** Start of Listing **
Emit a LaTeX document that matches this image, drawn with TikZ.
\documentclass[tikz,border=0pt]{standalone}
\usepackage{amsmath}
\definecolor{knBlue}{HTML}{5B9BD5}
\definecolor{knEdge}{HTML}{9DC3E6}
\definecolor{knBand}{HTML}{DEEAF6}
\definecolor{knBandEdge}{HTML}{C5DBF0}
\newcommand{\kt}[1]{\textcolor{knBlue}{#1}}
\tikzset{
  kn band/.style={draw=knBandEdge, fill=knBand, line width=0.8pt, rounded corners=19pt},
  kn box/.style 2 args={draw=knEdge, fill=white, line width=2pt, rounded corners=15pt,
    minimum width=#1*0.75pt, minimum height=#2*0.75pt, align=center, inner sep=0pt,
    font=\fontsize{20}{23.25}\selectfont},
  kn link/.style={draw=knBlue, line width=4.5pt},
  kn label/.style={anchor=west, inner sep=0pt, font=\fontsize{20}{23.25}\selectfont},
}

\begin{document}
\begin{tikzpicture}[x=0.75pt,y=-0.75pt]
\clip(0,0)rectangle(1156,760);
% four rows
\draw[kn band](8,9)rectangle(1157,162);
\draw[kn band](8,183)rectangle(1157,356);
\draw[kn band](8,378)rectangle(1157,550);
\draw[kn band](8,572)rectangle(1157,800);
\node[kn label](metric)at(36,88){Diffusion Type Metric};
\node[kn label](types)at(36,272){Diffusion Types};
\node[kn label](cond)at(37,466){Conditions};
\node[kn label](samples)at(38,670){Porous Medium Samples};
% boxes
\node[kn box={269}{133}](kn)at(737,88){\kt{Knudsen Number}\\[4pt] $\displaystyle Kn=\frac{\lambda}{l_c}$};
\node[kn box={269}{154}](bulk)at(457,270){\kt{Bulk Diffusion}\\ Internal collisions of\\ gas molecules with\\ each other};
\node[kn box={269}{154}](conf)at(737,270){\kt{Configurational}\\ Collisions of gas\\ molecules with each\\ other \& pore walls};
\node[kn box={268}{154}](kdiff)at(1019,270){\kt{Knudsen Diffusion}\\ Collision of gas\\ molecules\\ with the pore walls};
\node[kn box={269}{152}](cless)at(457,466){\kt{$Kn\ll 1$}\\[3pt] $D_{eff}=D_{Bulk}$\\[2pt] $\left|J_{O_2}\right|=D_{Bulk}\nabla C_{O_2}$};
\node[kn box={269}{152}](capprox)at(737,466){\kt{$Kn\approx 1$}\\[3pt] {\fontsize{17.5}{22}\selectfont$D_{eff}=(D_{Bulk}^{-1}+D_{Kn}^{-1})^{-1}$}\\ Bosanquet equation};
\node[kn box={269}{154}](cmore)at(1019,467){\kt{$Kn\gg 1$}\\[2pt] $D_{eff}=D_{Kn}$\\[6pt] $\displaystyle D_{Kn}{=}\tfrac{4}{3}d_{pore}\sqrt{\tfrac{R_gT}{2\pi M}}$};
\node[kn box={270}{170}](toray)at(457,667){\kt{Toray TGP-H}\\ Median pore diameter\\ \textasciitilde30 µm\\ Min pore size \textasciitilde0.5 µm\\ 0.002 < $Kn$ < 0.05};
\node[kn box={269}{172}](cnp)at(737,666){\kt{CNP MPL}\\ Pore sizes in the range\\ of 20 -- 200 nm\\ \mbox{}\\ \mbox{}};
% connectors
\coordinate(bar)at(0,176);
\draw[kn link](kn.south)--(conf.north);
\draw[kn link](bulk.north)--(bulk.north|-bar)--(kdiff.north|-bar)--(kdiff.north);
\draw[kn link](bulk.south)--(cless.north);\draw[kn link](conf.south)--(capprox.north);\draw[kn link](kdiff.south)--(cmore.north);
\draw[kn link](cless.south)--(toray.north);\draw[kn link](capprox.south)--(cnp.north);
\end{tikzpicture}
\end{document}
** End of Listing **
** Start of Listing **
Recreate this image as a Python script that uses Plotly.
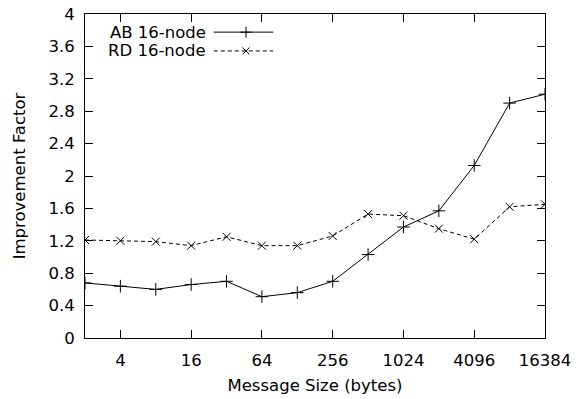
** End of Listing **
Only the number is wanted: how many lines in the entries above contain the string "that"?

Correct result
2